Ms. Pellegrini wants to pay what she calls “the full karmic price” for her meals. In an observation few carnivores will protest, she says, “The duck you pluck will taste so much better than the one you don’t.”
Herding Cats
Today is podcast day, so as soon as I finish with the blogpost I'll head up to the studio. Couple of other things on the agenda today...at the IDPA Nationals I bought one of the Bob Vogel Glock Trigger from GlockTriggers, and I want to put it into our crash-test-dummy Gen 4 Glock 19. Unless my Sweetie commandeers the Glock for her impending 3-Gun run, it's slated to go out to TSD Combat Systems for a red dot sight transplant. I am convinced that red dot optics on a pistol for concealed carry is a coming thing. I want to set up a Glock and my FNP .45...we'll show you how they work on SG.
I'm also heading to the range when I finish up at the Bunker. I want to put more rounds through the Sig Sauer P938, and I'm breaking in a new pair of cowboy pistols...or, rather, my overhauled pair of .357 Blackhawks I got about a decade ago.
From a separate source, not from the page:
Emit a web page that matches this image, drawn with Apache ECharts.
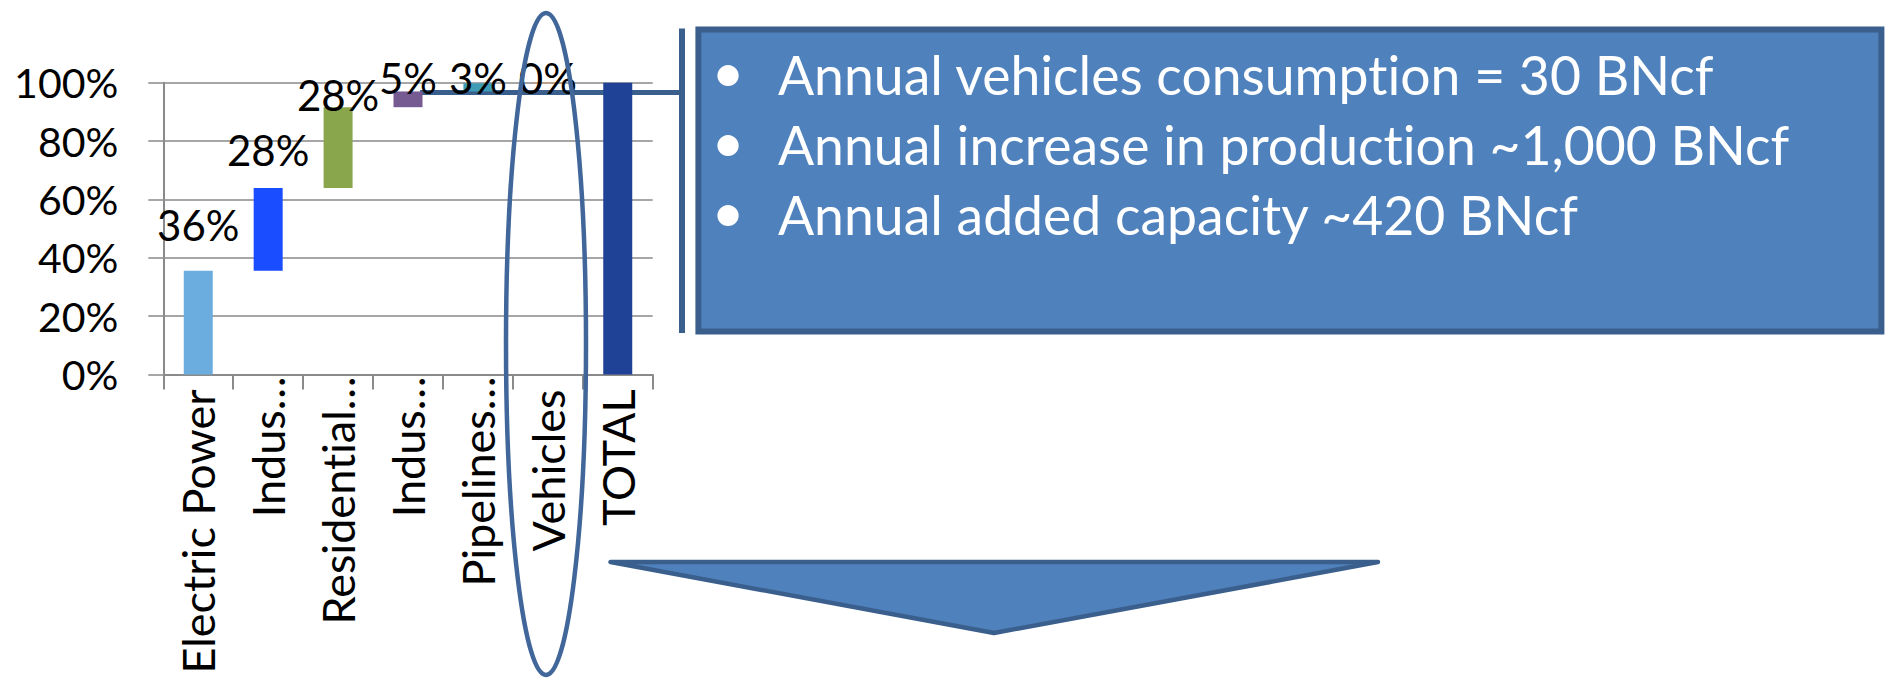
<!DOCTYPE html>
<html>
<head>
<meta charset="utf-8">
<script src="https://cdn.jsdelivr.net/npm/echarts@6/dist/echarts.min.js"></script>
<style>
  html, body { margin: 0; padding: 0; background: #ffffff; }
  #chart { width: 1888px; height: 681px; }
  #chart text { font-variant-ligatures: none; font-feature-settings: "liga" 0, "dlig" 0; }
</style>
</head>
<body>
<div id="chart"></div>
<script>
// Natural gas consumption by sector, shares of the total (%)
const categories = ['Electric Power', 'Indus…', 'Residential…', 'Indus…', 'Pipelines…', 'Vehicles', 'TOTAL'];
const shares = [35.5, 28.4, 27.7, 5.4, 2.8, 0.2];
const yTicks = { min: 0, max: 100, step: 20 };
const truncated = [false, true, true, true, true, false, false];
const bulletLines = [
  'Annual vehicles consumption = 30 BNcf',
  'Annual increase in production ~1,000 BNcf',
  'Annual added capacity ~420 BNcf'
];

const barColors = ['#6cade0', '#1a4dff', '#8aa64c', '#765a92', '#3e9cb4', '#f39a4a', '#1f4196'];
// baseline of each value label, in px above the top of its bar
const labelLift = [34, 26, 0, 1, -7, -7, 0];

const FONT = 'Lato';
const BOX_FILL = '#4f81bd';
const BOX_EDGE = '#3a5f8c';

// waterfall: an invisible base series carries each step up to its running total
const total = shares.reduce((a, b) => a + b, 0);
const baseVals = [];
let run = 0;
shares.forEach(v => { baseVals.push(+run.toFixed(2)); run += v; });
baseVals.push(0);
const stepVals = shares.concat([+total.toFixed(2)]);

const stepData = stepVals.map((v, i) => ({
  value: v,
  itemStyle: { color: barColors[i] },
  label: {
    show: i < shares.length,
    offset: [0, 9 - labelLift[i]]
  }
}));

const chart = echarts.init(document.getElementById('chart'), null, { renderer: 'svg' });

const bulletText = bulletLines.map((t, i) => ({
  type: 'text', z: 20,
  x: 778, y: 74 + i * 70,
  style: { text: t, fill: '#ffffff', fontFamily: FONT, fontSize: 53.5, align: 'left', verticalAlign: 'middle' }
}));
const bulletDots = bulletLines.map((t, i) => ({
  type: 'text', z: 20,
  x: 728, y: 70 + i * 70,
  style: { text: '•', fill: '#ffffff', fontFamily: FONT, fontSize: 57, align: 'center', verticalAlign: 'middle' }
}));

chart.setOption({
  backgroundColor: '#ffffff',
  animation: false,
  grid: { left: 163.3, right: 1235.3, top: 82.7, bottom: 306.6, containLabel: false, outerBoundsMode: 'none' },
  xAxis: {
    type: 'category',
    data: categories,
    boundaryGap: true,
    axisLine: { show: true, lineStyle: { color: '#8a8a8a', width: 2 } },
    axisTick: { show: true, length: 15, lineStyle: { color: '#8a8a8a', width: 2 } },
    splitLine: { show: false },
    axisLabel: {
      interval: 0,
      rotate: 90,
      margin: 2,
      color: '#000000',
      fontFamily: FONT,
      fontSize: 45,
      formatter: (v, i) => truncated[i] ? '{cut|' + v + '}' : '{full|' + v + '}',
      rich: {
        cut: { fontFamily: FONT, fontSize: 45, color: '#000000' },
        full: { fontFamily: FONT, fontSize: 45, color: '#000000', padding: [0, 13, 0, 0] }
      }
    }
  },
  yAxis: {
    type: 'value',
    min: yTicks.min,
    max: yTicks.max,
    interval: yTicks.step,
    axisLine: { show: true, lineStyle: { color: '#8a8a8a', width: 2 } },
    axisTick: { show: true, length: 15, lineStyle: { color: '#a6a6a6', width: 2 } },
    splitLine: { show: true, lineStyle: { color: '#a6a6a6', width: 2 } },
    axisLabel: {
      formatter: '{value}%',
      margin: 45,
      color: '#000000',
      fontFamily: FONT,
      fontSize: 41
    }
  },
  series: [
    {
      name: 'base',
      type: 'bar',
      stack: 'wf',
      barWidth: 29,
      silent: true,
      itemStyle: { color: 'rgba(0,0,0,0)' },
      data: baseVals
    },
    {
      name: 'share',
      type: 'bar',
      stack: 'wf',
      barWidth: 29,
      barMinHeight: 2,
      label: {
        show: true,
        position: 'top',
        distance: 0,
        color: '#000000',
        fontFamily: FONT,
        fontSize: 42,
        lineHeight: 42,
        formatter: p => Math.round(p.value) + '%'
      },
      data: stepData
    }
  ],
  graphic: [
    // connector from the chart to the note box
    { type: 'line', z: 1, shape: { x1: 420, y1: 92.4, x2: 682, y2: 92.4 },
      style: { stroke: BOX_EDGE, lineWidth: 5 } },
    { type: 'line', z: 20, shape: { x1: 682, y1: 28.5, x2: 682, y2: 333 },
      style: { stroke: BOX_EDGE, lineWidth: 6 } },
    // ring around the vehicles column
    { type: 'ellipse', z: 20, shape: { cx: 546, cy: 344, rx: 40, ry: 331 },
      style: { fill: null, stroke: '#41669a', lineWidth: 4.5 } },
    // note box
    { type: 'rect', z: 19, shape: { x: 698.4, y: 29.4, width: 1183, height: 302 },
      style: { fill: BOX_FILL, stroke: BOX_EDGE, lineWidth: 6 } },
    // down arrow
    { type: 'polygon', z: 19, shape: { points: [[610.5, 562], [1378, 562], [994, 633]] },
      style: { fill: BOX_FILL, stroke: BOX_EDGE, lineWidth: 4.5, lineJoin: 'round' } }
  ].concat(bulletDots, bulletText)
});
</script>
</body>
</html>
They've now got 4-inch octagonal barrels (looks cool!) and a brass front sight blade. I'm looking for a few good seconds here.
Although, to be honest, at least in my cowboy shooting there are seconds to be found with the rifle. I finished in the top-10 again last weekend against some really really good shooters. Once again, I was consistent but not as fast as I know I can be. I went through a spell of missing a lot of rifle targets, and I backed off my speed with the rifle to guarantee the hits. It is darn hard to ratchet the speed back up! Practice practice practice!